> [TASK DESCRIPTION] Could you retype the lines below, starting at the line holding "Write the Chart.js code for this chart." and stopping at the line holding "const base = chart.chartArea.bottom;", inclusive? Copy them exactly and drop the images.

#####

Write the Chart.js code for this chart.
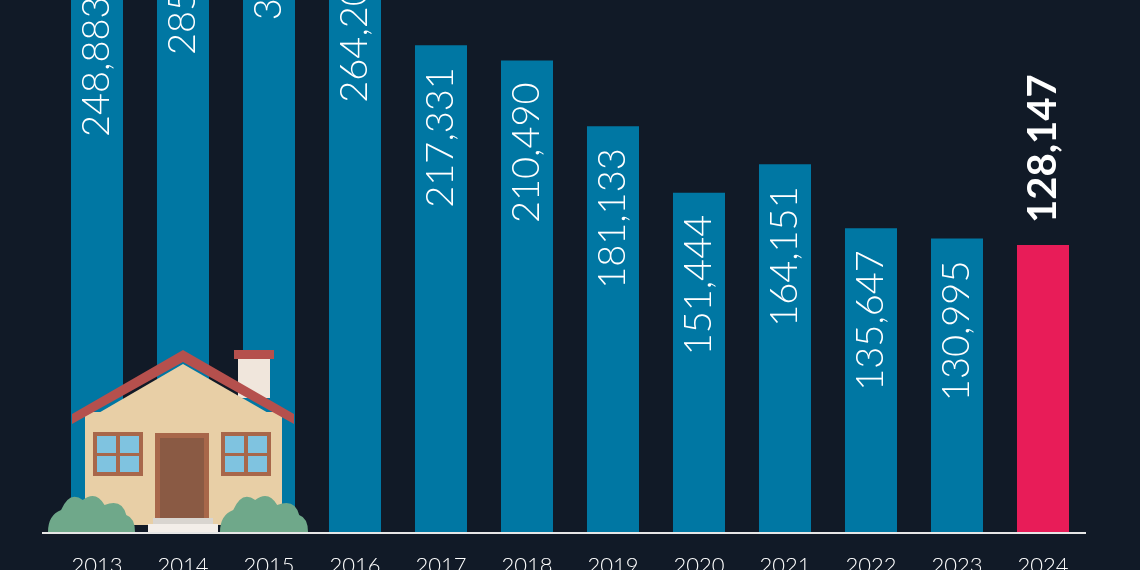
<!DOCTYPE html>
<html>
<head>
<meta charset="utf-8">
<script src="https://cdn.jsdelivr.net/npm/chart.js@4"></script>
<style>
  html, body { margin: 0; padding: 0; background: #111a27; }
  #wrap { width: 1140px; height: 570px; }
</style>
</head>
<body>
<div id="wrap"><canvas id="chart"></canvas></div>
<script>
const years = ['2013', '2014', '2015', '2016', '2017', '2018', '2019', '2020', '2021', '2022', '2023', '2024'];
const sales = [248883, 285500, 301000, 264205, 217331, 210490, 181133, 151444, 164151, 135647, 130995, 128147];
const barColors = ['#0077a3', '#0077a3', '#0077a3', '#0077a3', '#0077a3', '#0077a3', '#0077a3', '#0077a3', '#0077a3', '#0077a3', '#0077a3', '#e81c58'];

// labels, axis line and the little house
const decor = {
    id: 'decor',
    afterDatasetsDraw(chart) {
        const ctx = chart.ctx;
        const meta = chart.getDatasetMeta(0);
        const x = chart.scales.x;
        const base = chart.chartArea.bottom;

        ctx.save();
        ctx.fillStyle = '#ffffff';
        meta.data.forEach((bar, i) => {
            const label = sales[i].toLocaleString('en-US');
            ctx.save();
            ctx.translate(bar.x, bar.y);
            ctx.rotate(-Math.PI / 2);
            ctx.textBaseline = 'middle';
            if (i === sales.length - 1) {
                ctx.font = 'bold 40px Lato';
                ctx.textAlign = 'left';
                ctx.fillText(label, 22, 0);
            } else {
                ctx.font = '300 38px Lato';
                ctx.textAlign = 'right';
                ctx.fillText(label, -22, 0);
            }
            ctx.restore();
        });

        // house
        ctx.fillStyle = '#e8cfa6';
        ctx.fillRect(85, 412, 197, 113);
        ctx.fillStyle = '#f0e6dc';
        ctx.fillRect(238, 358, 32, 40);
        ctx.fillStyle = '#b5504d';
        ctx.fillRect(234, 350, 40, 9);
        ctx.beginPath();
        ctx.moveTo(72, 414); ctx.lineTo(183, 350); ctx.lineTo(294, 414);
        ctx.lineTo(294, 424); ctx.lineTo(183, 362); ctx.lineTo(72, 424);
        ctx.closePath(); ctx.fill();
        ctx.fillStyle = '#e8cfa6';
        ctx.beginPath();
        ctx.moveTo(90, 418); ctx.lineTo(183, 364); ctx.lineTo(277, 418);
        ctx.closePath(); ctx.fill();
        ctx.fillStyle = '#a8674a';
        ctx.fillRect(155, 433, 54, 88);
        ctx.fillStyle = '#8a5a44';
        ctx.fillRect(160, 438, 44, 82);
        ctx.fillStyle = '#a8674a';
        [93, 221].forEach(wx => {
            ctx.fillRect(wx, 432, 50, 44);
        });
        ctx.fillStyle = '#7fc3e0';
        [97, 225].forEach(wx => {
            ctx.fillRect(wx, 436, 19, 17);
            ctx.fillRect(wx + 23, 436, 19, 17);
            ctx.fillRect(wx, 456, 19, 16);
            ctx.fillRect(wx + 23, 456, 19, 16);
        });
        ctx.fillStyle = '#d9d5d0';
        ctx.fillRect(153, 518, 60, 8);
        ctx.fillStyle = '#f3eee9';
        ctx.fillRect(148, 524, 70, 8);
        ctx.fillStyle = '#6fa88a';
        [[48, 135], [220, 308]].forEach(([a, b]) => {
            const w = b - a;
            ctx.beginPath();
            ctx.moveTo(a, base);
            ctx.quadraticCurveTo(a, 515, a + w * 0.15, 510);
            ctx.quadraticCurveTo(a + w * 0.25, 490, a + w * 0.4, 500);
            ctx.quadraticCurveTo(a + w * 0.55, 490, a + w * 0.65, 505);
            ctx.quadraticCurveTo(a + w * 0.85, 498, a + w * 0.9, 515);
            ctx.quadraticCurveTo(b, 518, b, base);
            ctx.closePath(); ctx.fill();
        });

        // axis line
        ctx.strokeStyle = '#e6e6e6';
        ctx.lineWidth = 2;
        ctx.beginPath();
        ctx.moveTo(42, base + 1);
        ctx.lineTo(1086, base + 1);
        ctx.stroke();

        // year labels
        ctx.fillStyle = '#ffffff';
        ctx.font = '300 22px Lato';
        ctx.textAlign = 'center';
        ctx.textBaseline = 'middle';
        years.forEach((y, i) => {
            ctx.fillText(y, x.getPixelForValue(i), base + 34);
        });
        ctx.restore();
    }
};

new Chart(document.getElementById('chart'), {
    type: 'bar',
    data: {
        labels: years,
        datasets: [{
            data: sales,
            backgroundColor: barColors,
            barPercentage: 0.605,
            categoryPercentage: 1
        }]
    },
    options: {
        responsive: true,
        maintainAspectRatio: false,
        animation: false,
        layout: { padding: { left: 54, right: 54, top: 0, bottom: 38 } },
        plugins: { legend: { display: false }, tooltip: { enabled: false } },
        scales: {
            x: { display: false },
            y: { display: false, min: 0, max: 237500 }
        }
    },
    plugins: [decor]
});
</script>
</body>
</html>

#####

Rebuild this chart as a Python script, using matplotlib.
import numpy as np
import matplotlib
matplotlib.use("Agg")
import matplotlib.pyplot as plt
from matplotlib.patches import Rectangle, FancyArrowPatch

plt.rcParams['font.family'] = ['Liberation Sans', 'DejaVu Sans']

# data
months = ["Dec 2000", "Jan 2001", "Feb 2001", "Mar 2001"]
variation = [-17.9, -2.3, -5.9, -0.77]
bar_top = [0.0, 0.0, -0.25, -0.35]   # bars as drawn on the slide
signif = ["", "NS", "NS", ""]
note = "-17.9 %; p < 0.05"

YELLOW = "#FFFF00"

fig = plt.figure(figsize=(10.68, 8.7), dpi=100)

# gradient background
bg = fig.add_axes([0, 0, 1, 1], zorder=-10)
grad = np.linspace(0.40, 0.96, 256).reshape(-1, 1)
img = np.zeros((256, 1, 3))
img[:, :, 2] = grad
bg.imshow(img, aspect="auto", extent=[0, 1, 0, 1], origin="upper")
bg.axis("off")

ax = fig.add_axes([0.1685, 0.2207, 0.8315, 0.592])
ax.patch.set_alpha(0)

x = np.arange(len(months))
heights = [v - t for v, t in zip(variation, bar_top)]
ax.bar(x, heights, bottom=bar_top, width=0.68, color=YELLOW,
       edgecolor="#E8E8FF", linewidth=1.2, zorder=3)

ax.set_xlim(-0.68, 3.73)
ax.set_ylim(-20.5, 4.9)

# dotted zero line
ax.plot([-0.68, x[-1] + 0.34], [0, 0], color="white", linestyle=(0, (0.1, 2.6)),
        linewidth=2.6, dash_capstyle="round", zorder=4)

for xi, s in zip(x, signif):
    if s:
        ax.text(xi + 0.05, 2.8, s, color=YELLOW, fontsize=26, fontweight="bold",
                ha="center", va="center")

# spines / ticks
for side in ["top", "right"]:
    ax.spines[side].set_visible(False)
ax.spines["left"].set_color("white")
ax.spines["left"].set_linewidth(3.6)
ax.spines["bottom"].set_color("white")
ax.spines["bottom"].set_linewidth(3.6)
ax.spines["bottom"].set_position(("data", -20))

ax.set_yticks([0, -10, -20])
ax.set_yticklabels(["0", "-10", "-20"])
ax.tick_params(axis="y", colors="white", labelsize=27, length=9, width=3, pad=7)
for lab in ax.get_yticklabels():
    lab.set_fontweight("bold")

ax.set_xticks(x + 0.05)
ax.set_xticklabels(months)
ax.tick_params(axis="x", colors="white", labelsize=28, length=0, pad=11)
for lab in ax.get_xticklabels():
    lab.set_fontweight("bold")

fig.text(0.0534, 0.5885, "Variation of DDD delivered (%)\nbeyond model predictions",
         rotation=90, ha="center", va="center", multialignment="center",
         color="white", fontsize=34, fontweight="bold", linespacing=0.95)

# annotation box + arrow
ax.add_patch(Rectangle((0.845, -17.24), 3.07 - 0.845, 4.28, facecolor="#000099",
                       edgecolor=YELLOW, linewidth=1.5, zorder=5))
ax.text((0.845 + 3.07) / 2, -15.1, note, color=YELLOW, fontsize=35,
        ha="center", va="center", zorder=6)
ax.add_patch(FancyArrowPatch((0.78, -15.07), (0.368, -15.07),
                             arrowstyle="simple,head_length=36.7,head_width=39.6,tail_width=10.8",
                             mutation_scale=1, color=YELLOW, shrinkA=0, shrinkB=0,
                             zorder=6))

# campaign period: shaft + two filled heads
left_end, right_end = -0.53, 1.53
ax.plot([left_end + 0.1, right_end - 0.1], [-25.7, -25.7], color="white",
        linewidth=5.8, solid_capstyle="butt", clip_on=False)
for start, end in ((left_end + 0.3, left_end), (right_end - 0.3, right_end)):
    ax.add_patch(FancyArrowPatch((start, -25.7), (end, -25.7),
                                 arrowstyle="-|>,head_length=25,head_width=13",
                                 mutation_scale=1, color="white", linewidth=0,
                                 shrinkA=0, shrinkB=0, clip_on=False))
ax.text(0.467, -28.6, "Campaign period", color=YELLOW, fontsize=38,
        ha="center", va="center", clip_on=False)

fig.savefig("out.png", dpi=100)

#####

> [TASK SOLUTION]
Write the Chart.js code for this chart.
<!DOCTYPE html>
<html>
<head>
<meta charset="utf-8">
<script src="https://cdn.jsdelivr.net/npm/chart.js@4"></script>
<style>
  html, body { margin: 0; padding: 0; background: #111a27; }
  #wrap { width: 1140px; height: 570px; }
</style>
</head>
<body>
<div id="wrap"><canvas id="chart"></canvas></div>
<script>
const years = ['2013', '2014', '2015', '2016', '2017', '2018', '2019', '2020', '2021', '2022', '2023', '2024'];
const sales = [248883, 285500, 301000, 264205, 217331, 210490, 181133, 151444, 164151, 135647, 130995, 128147];
const barColors = ['#0077a3', '#0077a3', '#0077a3', '#0077a3', '#0077a3', '#0077a3', '#0077a3', '#0077a3', '#0077a3', '#0077a3', '#0077a3', '#e81c58'];

// labels, axis line and the little house
const decor = {
    id: 'decor',
    afterDatasetsDraw(chart) {
        const ctx = chart.ctx;
        const meta = chart.getDatasetMeta(0);
        const x = chart.scales.x;
        const base = chart.chartArea.bottom;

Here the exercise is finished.